Ketergantungan Sultan Mandarsyah pada VOC dapat dilihat dari nama putra-putranya yang dinamai seperti kota di Belanda, yakni Pangeran Sibori Amsterdam dan Pangeran Rotterdam.
Si bungsu yang menjadi sultan
Sultan Mandarsyah adalah putra dari Sultan Mudafar Syah I (1606-1627), yang lahir pada 1625 dengan nama Kaicili (Pangeran) Tahubo.
Ia mempunyai dua kakak laki-laki, yakni Kaicili Kalamata dan Kaicili Manila.
Pada saat Sultan Mudafar Syah I wafat pada 1627, penggantinya adalah sepupunya yang bernama Hamzah (1627-1648).
Ketika Hamzah wafat tanpa meninggalkan ahli waris, terjadi perdebatan terkait siapa yang akan duduk di singgasana.
Para pejabat kerajaan ingin Kaicili Manila menjadi sultan, tetapi para ulama lebih memilih Kaicili Kalamata.
Berbeda lagi dengan VOC, yang bersikeras bahwa si bungsu Tahubo harus menjadi sultan karena telah dibesarkan di bawah pengaruh gubernur Belanda di Ternate.
Karena pengaruh VOC di kerajaan sangat besar, pada akhirnya Tahubo yang diangkat menjadi Sultan Ternate dengan gelar Sultan Mandarsyah.
Mendapat banyak perlawanan
Pengangkatan Sultan Mandarsyah dengan campur tangan VOC mendapat perlawanan dari keluarga kerajaan.
Pada Agustus 1650, mereka mengangkat Sultan Manila menjadi penguasa baru di Kesultanan Ternate.
Sultan Manila mempertahankan klaimnya sebagai Sultan Ternate dengan kedudukan di Jailolo, di pantai barat Pulau Halmahera.

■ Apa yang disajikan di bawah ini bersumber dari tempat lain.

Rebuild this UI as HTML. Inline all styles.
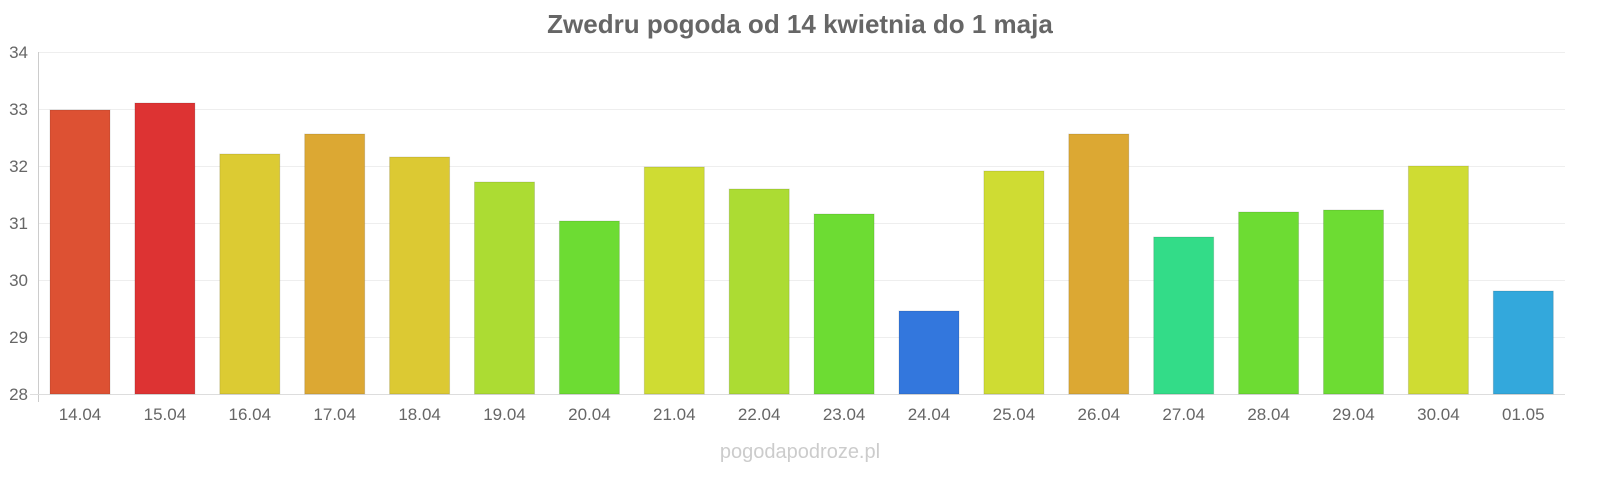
<!DOCTYPE html>
<html><head><meta charset="utf-8"><style>
body{margin:0;background:#fff;width:1600px;height:480px;overflow:hidden;font-family:"Liberation Sans",sans-serif}
</style></head><body>
<svg width="1600" height="480" xmlns="http://www.w3.org/2000/svg" font-family="Liberation Sans, sans-serif">
<text x="800" y="33" text-anchor="middle" font-size="26" font-weight="bold" fill="#666">Zwedru pogoda od 14 kwietnia do 1 maja</text>
<g stroke="#eee" stroke-width="1">
<line x1="38" x2="1565" y1="52.5" y2="52.5"/><line x1="38" x2="1565" y1="109.5" y2="109.5"/>
<line x1="38" x2="1565" y1="166.5" y2="166.5"/><line x1="38" x2="1565" y1="223.5" y2="223.5"/>
<line x1="38" x2="1565" y1="280.5" y2="280.5"/><line x1="38" x2="1565" y1="337.5" y2="337.5"/>
</g>
<line x1="38.5" x2="38.5" y1="52" y2="402" stroke="#ccc"/>
<line x1="30" x2="1565" y1="394.5" y2="394.5" stroke="#ddd"/>
<g font-size="17" fill="#666" text-anchor="end">
<text x="28" y="58">34</text><text x="28" y="115">33</text><text x="28" y="172">32</text>
<text x="28" y="229">31</text><text x="28" y="286">30</text><text x="28" y="343">29</text><text x="28" y="400">28</text>
</g>
<g id="bars"></g>
<g id="labels" font-size="17" fill="#666" text-anchor="middle"></g>
<text x="800" y="458" text-anchor="middle" font-size="20" fill="#ccc">pogodapodroze.pl</text>
</svg>
<script>
var d=[["14.04",110,"#dd5133"],["15.04",103,"#dd3333"],["16.04",154,"#dccb33"],["17.04",134,"#dca833"],["18.04",157,"#dcc933"],["19.04",182,"#acdc33"],["20.04",221,"#6ddc33"],["21.04",167,"#cfdc33"],["22.04",189,"#acdc33"],["23.04",214,"#6ddc33"],["24.04",311,"#3377dd"],["25.04",171,"#cfdc33"],["26.04",134,"#dca833"],["27.04",237,"#33dc88"],["28.04",212,"#6ddc33"],["29.04",210,"#6ddc33"],["30.04",166,"#cfdc33"],["01.05",291,"#33a8dc"]];
var b="",l="";
d.forEach(function(e,i){var c=80+i*84.9;b+='<rect x="'+(c-30)+'" y="'+e[1]+'" width="60" height="'+(394-e[1])+'" fill="'+e[2]+'" stroke="rgba(0,0,0,0.12)"/>';l+='<text x="'+c+'" y="420">'+e[0]+'</text>';});
document.getElementById("bars").innerHTML=b;document.getElementById("labels").innerHTML=l;
</script>
</body></html>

Awalnya, Kaicili Kalamata bergabung dengan kubu Sultan Manila, sebelum akhirnya menyatakan diri sebagai sultan dengan dukungan para ulama.
Pada 1653, perlawanan Sultan Manila dapat dipadamkan oleh Belanda.

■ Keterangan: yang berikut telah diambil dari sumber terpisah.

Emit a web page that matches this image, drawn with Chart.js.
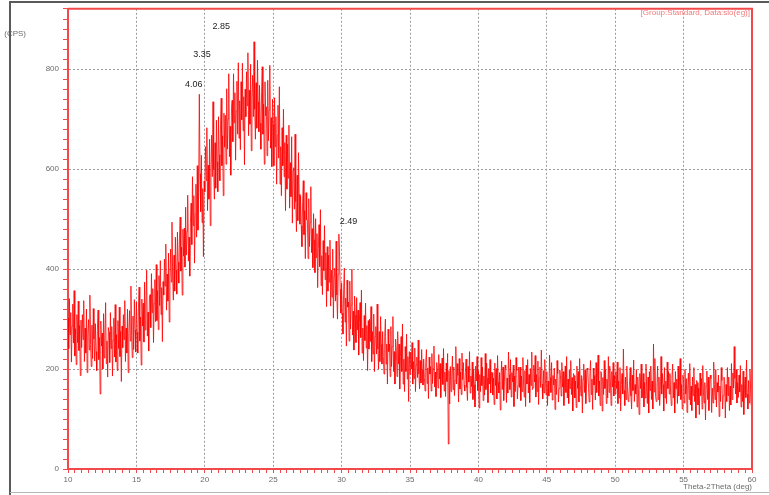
<!DOCTYPE html>
<html>
<head>
<meta charset="utf-8">
<script src="https://cdn.jsdelivr.net/npm/chart.js@4/dist/chart.umd.min.js"></script>
<style>
  html, body { margin: 0; padding: 0; background: #fff; }
  canvas { display: block; }
</style>
</head>
<body>
<canvas id="xrd" width="769" height="495"></canvas>
<script>
// XRD scan, intensity (CPS) vs 2-theta. One reading every 0.05 deg from 10 to 60.
const ANGLE_START = 10;
const ANGLE_STEP = 0.05;
const counts = [
  302,241,341,269,313,214,286,330,252,357, 226,281,209,309,253,336,237,287,187,298, // 10
  243,309,259,337,215,282,232,320,193,271, 299,238,348,249,205,288,221,321,260,216, // 11
  291,235,197,280,318,219,263,150,296,246, 272,200,311,222,267,333,211,256,184,283, // 12
  274,213,313,241,285,186,258,302,224,329, 214,269,197,297,241,324,225,275,175,286, // 13
  243,309,259,337,215,282,232,320,193,271, 317,256,366,267,223,306,239,339,278,234, // 14
  334,274,232,322,364,256,304,208,340,286, 332,254,374,278,326,398,266,314,236,344, // 15
  349,283,391,313,361,253,331,379,295,409, 297,357,279,387,327,417,309,363,255,375, // 16
  348,420,366,450,318,390,336,432,294,378, 440,374,494,386,338,428,356,464,398,350, // 17
  474,414,372,462,504,396,444,348,480,426, 482,404,524,428,476,548,416,464,386,494, // 18
  532,449,585,487,547,412,510,570,464,607, 478,553,750,591,515,628,493,561,425,576, // 19
  555,645,577,683,517,608,540,660,487,593, 668,585,735,600,540,653,562,698,615,555, // 20
  705,629,577,690,742,607,667,547,712,644, 708,610,761,640,701,791,625,686,588,723, // 21
  738,655,791,693,753,618,716,776,670,813, 662,737,639,775,699,812,677,745,609,760, // 22
  705,795,727,833,667,758,690,810,637,743, 788,705,855,720,660,773,682,818,735,675, // 23
  768,692,640,753,805,670,730,610,775,707, 725,627,778,657,718,808,642,703,605,740, // 24
  690,607,743,645,705,570,668,728,622,765, 570,645,547,683,607,720,585,653,517,668, // 25
  560,650,582,688,522,613,545,665,492,598, 603,520,670,535,475,588,497,633,550,490, // 26
  547,487,445,535,577,469,517,421,553,499, 499,421,541,445,493,565,433,481,403,511, // 27
  459,393,501,423,471,363,441,489,405,519, 367,427,349,457,397,487,379,433,325,445, // 28
  356,428,374,458,326,398,344,440,302,386, 402,336,456,348,300,390,470,426,360,312, // 29
  372,312,270,360,402,294,342,246,378,324, 334,256,376,280,328,400,268,316,238,346, // 30
  308,253,343,278,318,228,293,333,263,358, 232,282,217,307,257,332,242,287,197,297, // 31
  240,300,255,325,215,275,230,310,195,265, 285,230,330,240,200,275,215,305,250,210, // 32
  275,225,190,265,300,210,250,170,280,235, 250,185,285,205,245,305,195,235,170,260, // 33
  240,185,275,210,250,160,225,265,195,290, 170,220,155,245,195,270,180,225,135,235, // 34
  189,234,200,253,170,215,181,242,155,208, 224,183,258,190,160,217,172,239,198,168, // 35
  220,183,156,213,239,171,202,141,224,190, 205,156,231,171,201,246,164,194,145,213, // 36
  203,162,229,180,211,143,192,222,169,241, 156,194,145,212,175,231, 50,197,130,205, // 37
  155,185,226,159,204,147,177,245,170,211, 187,134,221,160,194,149,232,179,213,168, // 38
  156,193,220,163,137,205,174,235,152,186, 165,214,139,199,169,124,206,176,225,157, // 39
  197,122,189,155,223,167,204,137,186,148, 231,159,212,182,133,201,170,219,152,193, // 40
  193,148,182,129,212,167,201,140,227,174, 152,193,118,186,216,159,204,137,178,208, // 41
  201,133,182,152,234,189,159,219,144,193, 174,208,125,186,155,223,197,140,167,204, // 42
  163,204,137,186,155,223,174,144,197,125, 208,170,219,152,189,133,201,167,234,159, // 43
  163,208,174,227,144,189,155,216,129,182, 204,163,238,170,140,197,152,219,178,148, // 44
  195,127,176,146,228,183,153,213,138,187, 168,202,119,180,149,217,191,134,161,198, // 45
  187,146,213,164,195,127,176,206,153,225, 142,180,131,198,161,217,149,183,116,191, // 46
  187,142,176,123,206,161,195,134,221,168, 146,187,112,180,210,153,198,131,172,202, // 47
  198,161,134,191,217,149,180,119,202,168, 187,138,213,153,183,228,146,176,127,195, // 48
  191,116,183,149,217,161,198,131,180,142, 225,153,206,176,127,195,164,213,146,187, // 49
  150,195,161,214,131,176,142,203,116,169, 191,150,240,157,127,184,139,206,165,135, // 50
  139,176,203,146,120,188,157,218,135,169, 150,199,124,184,154,109,191,161,210,142, // 51
  150,191,124,173,142,210,161,131,184,112, 195,157,206,139,176,120,250,154,221,146, // 52
  135,165,206,139,184,127,157,225,150,191, 169,116,203,142,176,131,214,161,195,150, // 53
  191,154,127,184,210,142,173,112,195,161, 180,131,206,146,176,221,139,169,120,188, // 54
  173,132,199,150,181,113,162,192,139,211, 128,166,117,184,147,203,135,169,102,177, // 55
  173,128,162,109,192,147,181,120,207,154, 132,173, 98,166,196,139,184,117,158,188, // 56
  181,113,162,132,214,169,139,199,124,173, 154,188,105,166,135,203,177,120,147,184, // 57
  177,102,169,135,203,147,184,117,166,128, 211,139,192,162,245,181,150,199,132,173, // 58
  143,188,154,207,124,169,135,196,109,162, 184,143,218,150,120,177,132,199,158,128, // 59
  150                                                                                // 60
];

// d-spacing labels written above the peaks, placed at (2theta, CPS)
const peakLabels = ["4.06", "3.35", "2.85", "2.49"];
const peakAngles = [19.2, 19.8, 21.2, 30.5];
const peakHeights = [770, 830, 885, 495];

const X_MIN = 10, X_MAX = 60, Y_MIN = 0, Y_MAX = 921;
const RED = "#f24a4a";
const TICK_GRAY = "#6b6b6b";

const points = counts.map((c, i) => ({ x: ANGLE_START + i * ANGLE_STEP, y: c }));

const isMajor = (v, every) => Math.abs(v - Math.round(v / every) * every) < 1e-6;

// frame, plot border, small captions and peak labels
const decor = {
  id: "decor",
  afterDraw(chart) {
    const { ctx, chartArea: a, scales } = chart;
    ctx.save();
    ctx.font = "8px 'Liberation Sans', Arial, sans-serif";
    ctx.fillStyle = TICK_GRAY;
    ctx.textAlign = "right";
    ctx.textBaseline = "middle";
    ctx.fillText("(CPS)", 26, 34);
    ctx.fillText("Theta-2Theta (deg)", a.right, 487);

    ctx.fillStyle = "#f07a7a";
    ctx.fillText("[Group:Standard, Data:sio(eg)]", a.right - 2, 13);

    ctx.fillStyle = "#222";
    ctx.textAlign = "center";
    ctx.font = "9px 'Liberation Sans', Arial, sans-serif";
    peakLabels.forEach((t, i) => {
      ctx.fillText(t, scales.x.getPixelForValue(peakAngles[i]), scales.y.getPixelForValue(peakHeights[i]));
    });

    // top and right edges of the plot box
    ctx.strokeStyle = RED;
    ctx.lineWidth = 2;
    ctx.beginPath();
    ctx.moveTo(a.left, a.top);
    ctx.lineTo(a.right, a.top);
    ctx.lineTo(a.right, a.bottom);
    ctx.stroke();

    // outer window frame
    ctx.strokeStyle = "#5a5a5a";
    ctx.lineWidth = 2;
    ctx.beginPath();
    ctx.moveTo(10, 495);
    ctx.lineTo(10, 2);
    ctx.lineTo(769, 2);
    ctx.stroke();
    ctx.strokeStyle = "#b5b5b5";
    ctx.lineWidth = 1;
    ctx.beginPath();
    ctx.moveTo(10, 492.5);
    ctx.lineTo(769, 492.5);
    ctx.stroke();
    ctx.restore();
  },
};

Chart.defaults.font.family = "'Liberation Sans', Arial, sans-serif";
Chart.defaults.font.size = 8;
Chart.defaults.color = TICK_GRAY;

new Chart(document.getElementById("xrd"), {
  type: "line",
  data: {
    datasets: [{
      data: points,
      borderColor: "rgba(255,0,0,0.8)",
      borderWidth: 1,
      pointRadius: 0,
      tension: 0,
      fill: false,
    }],
  },
  options: {
    responsive: false,
    animation: false,
    events: [],
    layout: { padding: { top: 6, right: 17, left: 0, bottom: 0 } },
    plugins: { legend: { display: false }, tooltip: { enabled: false } },
    scales: {
      x: {
        type: "linear",
        min: X_MIN,
        max: X_MAX,
        afterFit: (s) => { s.height = 26; },
        ticks: {
          stepSize: 0.5,
          autoSkip: false,
          maxRotation: 0,
          padding: 2,
          callback: (v) => (isMajor(v, 5) ? String(v) : ""),
        },
        grid: {
          color: (c) => (c.tick && isMajor(c.tick.value, 5) ? "#9c9c9c" : "rgba(0,0,0,0)"),
          tickColor: RED,
          tickLength: 4,
          lineWidth: 1,
        },
        border: { display: true, color: RED, width: 2, dash: [2, 2] },
      },
      y: {
        min: Y_MIN,
        max: Y_MAX,
        afterFit: (s) => { s.width = 68; },
        ticks: {
          stepSize: 20,
          autoSkip: false,
          padding: 4,
          callback: (v) => (isMajor(v, 200) ? String(v) : ""),
        },
        grid: {
          color: (c) => (c.tick && isMajor(c.tick.value, 200) ? "#9c9c9c" : "rgba(0,0,0,0)"),
          tickColor: RED,
          tickLength: 5,
          lineWidth: 1,
        },
        border: { display: true, color: RED, width: 2, dash: [2, 2] },
      },
    },
  },
  plugins: [decor],
});
</script>
</body>
</html>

Berbeda dengan Kaicili Kalamata, yang belum menyerah dan terus merongrong kekuasaan adiknya yang berada di bawah pengaruh VOC.
Selain itu, perlawanan atas kekuasaan Sultan Mandarsyah-VOC juga terjadi di Kepulauan Maluku, seperti di Seram dan Ambon.

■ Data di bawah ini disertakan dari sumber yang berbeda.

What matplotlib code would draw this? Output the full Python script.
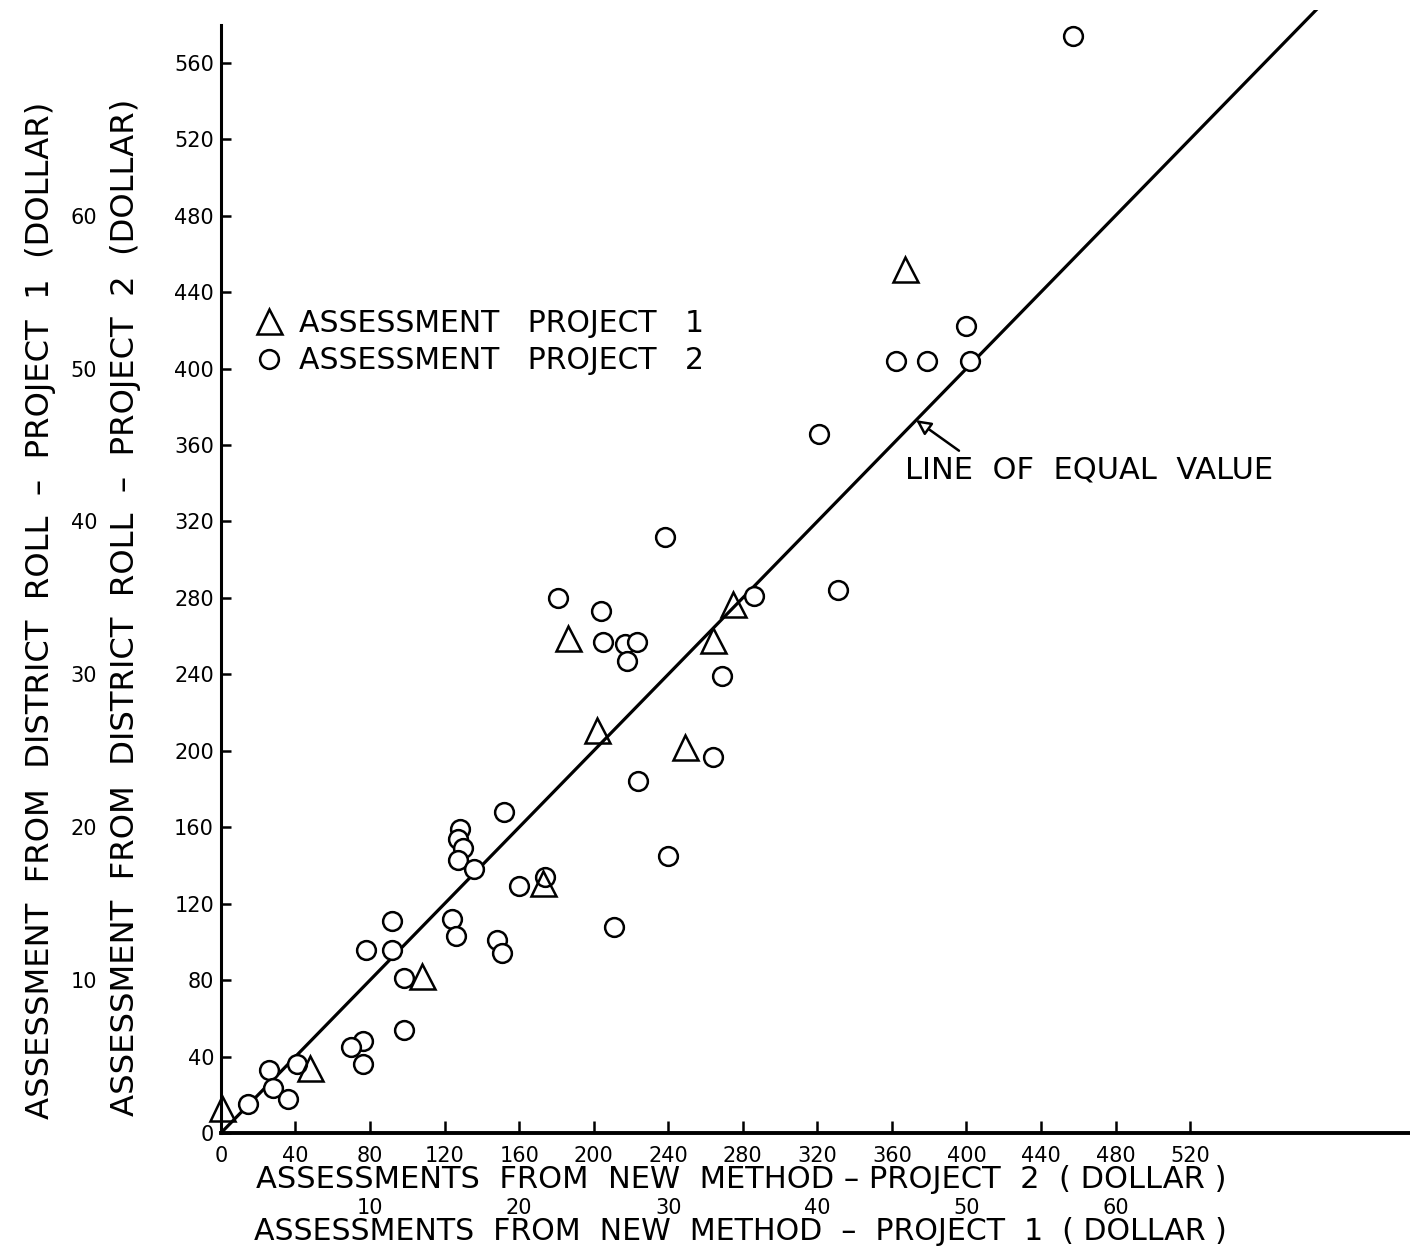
import matplotlib.pyplot as plt
from matplotlib.lines import Line2D

# assessments, project 2 (circles): new method (x) vs district roll (y), dollars
p2_new = [457, 400, 362, 379, 402, 321, 331, 286, 238, 181, 204, 205, 217, 223, 218,
          269, 264, 224, 240, 211, 152, 128, 127, 130, 127, 136, 160, 174, 124, 126,
          148, 151, 92, 78, 92, 98, 98, 76, 70, 76, 41, 26, 28, 36, 14.5]
p2_roll = [574, 422, 404, 404, 404, 366, 284, 281, 312, 280, 273, 257, 256, 257, 247,
           239, 197, 184, 145, 108, 168, 159, 154, 149, 143, 138, 129, 134, 112, 103,
           101, 94, 111, 96, 96, 81, 54, 48, 45, 36, 36, 33, 23.5, 18, 15]

# assessments, project 1 (triangles), plotted on the project 2 scale
p1_new = [367, 275, 186, 264, 202, 249, 173, 108, 48, 0.5]
p1_roll = [452, 277, 259, 258, 211, 202, 131, 82, 34, 13]

x_ticks = list(range(0, 521, 40))
y_ticks = list(range(0, 561, 40))
p1_ticks = [10, 20, 30, 40, 50, 60]
scale = 8  # project 1 dollars -> project 2 dollars on the plot

fig = plt.figure(figsize=(14.1, 12.5), dpi=100)
ax = fig.add_axes([0.1567, 0.0936, 0.8433, 0.8984])
ax.set_xlim(0, 638)
ax.set_ylim(0, 587.6)

# line of equal value
ax.plot([0, 600], [0, 600], color="black", lw=2.3, zorder=2)

ax.plot(p2_new, p2_roll, "o", ms=13.5, mfc="white", mec="black", mew=1.8, zorder=3)
ax.plot(p1_new, p1_roll, "^", ms=18, mfc="none", mec="black", mew=1.8, zorder=4,
        clip_on=False)

for s in ["top", "right"]:
    ax.spines[s].set_visible(False)
ax.spines["left"].set_bounds(0, 580)
ax.spines["left"].set_linewidth(2.2)
ax.spines["bottom"].set_linewidth(2.8)

ax.set_xticks(x_ticks)
ax.set_yticks(y_ticks)
ax.tick_params(axis="x", direction="in", length=9, width=1.8, pad=9, labelsize=15)
ax.tick_params(axis="y", direction="in", length=7, width=1.8, pad=5, labelsize=15)

# project 1 scales
secx = ax.secondary_xaxis(-0.058, functions=(lambda v: v / scale, lambda v: v * scale))
secx.set_xticks(p1_ticks)
secx.tick_params(length=0, pad=0, labelsize=15)
secx.spines["bottom"].set_visible(False)

secy = ax.secondary_yaxis(-0.104, functions=(lambda v: v / scale, lambda v: v * scale))
secy.set_yticks(p1_ticks)
secy.tick_params(length=0, pad=0, labelsize=15)
secy.spines["left"].set_visible(False)

# axis titles
fig.text(0.526, 0.056, "ASSESSMENTS  FROM  NEW  METHOD – PROJECT  2  ( DOLLAR )",
         ha="center", va="center", fontsize=22)
fig.text(0.525, 0.0144, "ASSESSMENTS  FROM  NEW  METHOD  –  PROJECT  1  ( DOLLAR )",
         ha="center", va="center", fontsize=21.6)
fig.text(0.0284, 0.512, "ASSESSMENT  FROM  DISTRICT  ROLL  –  PROJECT  1  (DOLLAR)",
         ha="center", va="center", rotation=90, fontsize=23.2)
fig.text(0.0887, 0.514, "ASSESSMENT  FROM  DISTRICT  ROLL  –  PROJECT  2  (DOLLAR)",
         ha="center", va="center", rotation=90, fontsize=23.2)

# legend
handles = [
    Line2D([], [], ls="none", marker="^", ms=18, mfc="none", mec="black", mew=1.8),
    Line2D([], [], ls="none", marker="o", ms=13.5, mfc="none", mec="black", mew=1.8),
]
ax.legend(handles, ["ASSESSMENT   PROJECT   1", "ASSESSMENT   PROJECT   2"],
          loc="upper left", bbox_to_anchor=(0.172, 0.7625), bbox_transform=fig.transFigure,
          frameon=False, fontsize=21.5, handlelength=1.0, handletextpad=0.5,
          labelspacing=0.28, borderaxespad=0)

# annotation
ax.annotate("", xy=(373, 373), xytext=(396, 357),
            arrowprops=dict(arrowstyle="-|>", color="black", lw=1.8, fc="white",
                            mutation_scale=22, shrinkA=0, shrinkB=0))
ax.text(367, 347, "LINE  OF  EQUAL  VALUE", ha="left", va="center", fontsize=22)

fig.savefig("out.png", dpi=100)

Perang bertambah besar ketika Kerajaan Makassar juga maju untuk melawan VOC.
Semua perlawanan dapat ditumpas oleh Belanda pada 1660-an, yang menandai penguasaan penuh VOC atas monopoli cengkih di kawasan Ambon.
Perjajian sultan dengan VOC
Ketika VOC menerjunkan pasukannya untuk menumpas perlawanan, Sultan Mandarsyah ditekan secara halus untuk menandatangani perjanjian.
VOC mengerti bahwa Sultan Mandarsyah dapat dijadikan alat untuk menegakkan monopoli rempah-rempah di Kepulauan Maluku.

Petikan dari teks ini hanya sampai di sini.